The shockwaves from blasting metro tunnels literally drive the rats from their homes and that’s why they become a very common sight at construction areas.
Why rats don’t use metro tunnels to migrate
It turns out that rats like to stay close to home – their home, and our homes too.
“Thinking of cities where we know how the population structure of rats goes, that would be New York and obviously in New York there are lots of sightings of rats in subway stations. But it doesn’t seem to be that they migrate through the tunnels” says Aivelo.
“The population structure of rats is rather limited, rats don’t move much, and might only move within 50 metres, so if a new rat tries to get into areas where there are already rats, they will defend aggressively” he explains.
In New York there’s been no data to suggest that subway tunnels make the dispersal of rats any easier, with distinct populations uptown and downtown.
Tuomas Aivelo thinks it will be there same here in Finland.
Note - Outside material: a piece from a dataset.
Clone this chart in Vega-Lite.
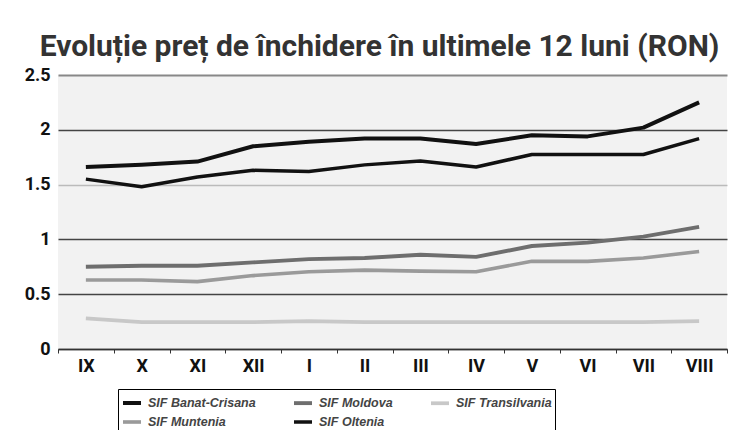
{
  "$schema": "https://vega.github.io/schema/vega-lite/v6.json",
  "autosize": {"type": "none"},
  "width": 669,
  "height": 274,
  "padding": {"left": 58, "top": 75, "right": 9, "bottom": 81},
  "background": "#ffffff",
  "title": {
    "text": "Evoluție preț de închidere în ultimele 12 luni (RON)",
    "font": "Roboto",
    "fontSize": 30,
    "fontWeight": "bold",
    "color": "#333333",
    "anchor": "middle",
    "dx": -13,
    "offset": 4
  },
  "config": {
    "view": {"fill": "#f2f2f2", "stroke": null},
    "axis": {
      "labelFont": "Roboto",
      "labelFontWeight": "bold",
      "labelColor": "#111111",
      "title": null
    }
  },
  "data": {
    "values": [
      {"month": "IX", "series": "SIF Banat-Crisana", "value": 1.66},
      {"month": "X", "series": "SIF Banat-Crisana", "value": 1.68},
      {"month": "XI", "series": "SIF Banat-Crisana", "value": 1.71},
      {"month": "XII", "series": "SIF Banat-Crisana", "value": 1.85},
      {"month": "I", "series": "SIF Banat-Crisana", "value": 1.89},
      {"month": "II", "series": "SIF Banat-Crisana", "value": 1.92},
      {"month": "III", "series": "SIF Banat-Crisana", "value": 1.92},
      {"month": "IV", "series": "SIF Banat-Crisana", "value": 1.87},
      {"month": "V", "series": "SIF Banat-Crisana", "value": 1.95},
      {"month": "VI", "series": "SIF Banat-Crisana", "value": 1.94},
      {"month": "VII", "series": "SIF Banat-Crisana", "value": 2.02},
      {"month": "VIII", "series": "SIF Banat-Crisana", "value": 2.25},
      {"month": "IX", "series": "SIF Moldova", "value": 0.75},
      {"month": "X", "series": "SIF Moldova", "value": 0.76},
      {"month": "XI", "series": "SIF Moldova", "value": 0.76},
      {"month": "XII", "series": "SIF Moldova", "value": 0.79},
      {"month": "I", "series": "SIF Moldova", "value": 0.82},
      {"month": "II", "series": "SIF Moldova", "value": 0.83},
      {"month": "III", "series": "SIF Moldova", "value": 0.86},
      {"month": "IV", "series": "SIF Moldova", "value": 0.84},
      {"month": "V", "series": "SIF Moldova", "value": 0.94},
      {"month": "VI", "series": "SIF Moldova", "value": 0.97},
      {"month": "VII", "series": "SIF Moldova", "value": 1.025},
      {"month": "VIII", "series": "SIF Moldova", "value": 1.115},
      {"month": "IX", "series": "SIF Transilvania", "value": 0.28},
      {"month": "X", "series": "SIF Transilvania", "value": 0.245},
      {"month": "XI", "series": "SIF Transilvania", "value": 0.245},
      {"month": "XII", "series": "SIF Transilvania", "value": 0.245},
      {"month": "I", "series": "SIF Transilvania", "value": 0.255},
      {"month": "II", "series": "SIF Transilvania", "value": 0.245},
      {"month": "III", "series": "SIF Transilvania", "value": 0.245},
      {"month": "IV", "series": "SIF Transilvania", "value": 0.245},
      {"month": "V", "series": "SIF Transilvania", "value": 0.245},
      {"month": "VI", "series": "SIF Transilvania", "value": 0.245},
      {"month": "VII", "series": "SIF Transilvania", "value": 0.245},
      {"month": "VIII", "series": "SIF Transilvania", "value": 0.255},
      {"month": "IX", "series": "SIF Muntenia", "value": 0.63},
      {"month": "X", "series": "SIF Muntenia", "value": 0.63},
      {"month": "XI", "series": "SIF Muntenia", "value": 0.615},
      {"month": "XII", "series": "SIF Muntenia", "value": 0.67},
      {"month": "I", "series": "SIF Muntenia", "value": 0.705},
      {"month": "II", "series": "SIF Muntenia", "value": 0.72},
      {"month": "III", "series": "SIF Muntenia", "value": 0.71},
      {"month": "IV", "series": "SIF Muntenia", "value": 0.705},
      {"month": "V", "series": "SIF Muntenia", "value": 0.8},
      {"month": "VI", "series": "SIF Muntenia", "value": 0.8},
      {"month": "VII", "series": "SIF Muntenia", "value": 0.83},
      {"month": "VIII", "series": "SIF Muntenia", "value": 0.89},
      {"month": "IX", "series": "SIF Oltenia", "value": 1.55},
      {"month": "X", "series": "SIF Oltenia", "value": 1.48},
      {"month": "XI", "series": "SIF Oltenia", "value": 1.57},
      {"month": "XII", "series": "SIF Oltenia", "value": 1.63},
      {"month": "I", "series": "SIF Oltenia", "value": 1.62},
      {"month": "II", "series": "SIF Oltenia", "value": 1.68},
      {"month": "III", "series": "SIF Oltenia", "value": 1.715},
      {"month": "IV", "series": "SIF Oltenia", "value": 1.66},
      {"month": "V", "series": "SIF Oltenia", "value": 1.775},
      {"month": "VI", "series": "SIF Oltenia", "value": 1.775},
      {"month": "VII", "series": "SIF Oltenia", "value": 1.775},
      {"month": "VIII", "series": "SIF Oltenia", "value": 1.92}
    ]
  },
  "mark": {"type": "line", "strokeCap": "butt", "strokeJoin": "round"},
  "encoding": {
    "x": {
      "field": "month",
      "type": "ordinal",
      "sort": ["IX", "X", "XI", "XII", "I", "II", "III", "IV", "V", "VI", "VII", "VIII"],
      "bandPosition": 0.5,
      "scale": {"type": "band", "paddingInner": 0, "paddingOuter": 0},
      "axis": {
        "labelAngle": 0,
        "labelFontSize": 18,
        "labelPadding": 4,
        "tickBand": "extent",
        "ticks": true,
        "tickSize": 4,
        "tickColor": "#333333",
        "tickWidth": 1,
        "domain": true,
        "domainColor": "#333333",
        "domainWidth": 1.5,
        "grid": false
      }
    },
    "y": {
      "field": "value",
      "type": "quantitative",
      "scale": {"domain": [0, 2.5], "nice": false},
      "axis": {
        "values": [0, 0.5, 1, 1.5, 2, 2.5],
        "format": "~g",
        "labelFontSize": 18,
        "labelPadding": 8,
        "ticks": false,
        "domain": false,
        "grid": true,
        "gridColor": {"condition": [{"test": "datum.value == 1.5", "value": "#bbbbbb"}, {"test": "datum.value == 2.5", "value": "#888888"}], "value": "#444444"},
        "gridWidth": {"condition": {"test": "datum.value == 2.5", "value": 2}, "value": 1.3}
      }
    },
    "color": {
      "field": "series",
      "type": "nominal",
      "scale": {
        "domain": ["SIF Banat-Crisana", "SIF Moldova", "SIF Transilvania", "SIF Muntenia", "SIF Oltenia"],
        "range": ["#111111", "#6e6e6e", "#c8c8c8", "#9a9a9a", "#111111"]
      },
      "legend": {
        "orient": "none",
        "legendX": 60,
        "legendY": 314,
        "title": null,
        "columns": 3,
        "gridAlign": "each",
        "direction": "horizontal",
        "padding": 3,
        "rowPadding": 0,
        "columnPadding": 30,
        "strokeColor": "#000000",
        "fillColor": "#ffffff",
        "symbolType": "stroke",
        "symbolSize": 324,
        "labelFont": "Liberation Sans",
        "labelFontStyle": "italic",
        "labelFontWeight": "bold",
        "labelFontSize": 12.5,
        "labelColor": "#444444",
        "labelOffset": 5
      }
    },
    "strokeWidth": {
      "field": "series",
      "type": "nominal",
      "scale": {
        "domain": ["SIF Banat-Crisana", "SIF Moldova", "SIF Transilvania", "SIF Muntenia", "SIF Oltenia"],
        "range": [4, 3.5, 3.5, 3.5, 1.6]
      }
    }
  }
}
“Subway tunnels really aren’t the places rats want to go. There’s long distances between the stations, and there’s no food down there” he says.
In Helsinki, as in New York, rats are more likely to thrive in the sewage tunnels underneath the city where there’s plenty of food.
So why are more rats being spotted?
It seems that local residents are seeing more rats around the new metro stations, rather than inside the stations, on underground platforms, or running along the tracks.
That’s likely because more human activity brings more trash to the metro stations. More trash cans, more dropped litter, more scraps of food for the local rats to feast on.
“It would be exceptional to see rats indoors, you’re more likely to see them around subway stations” says Aivelo.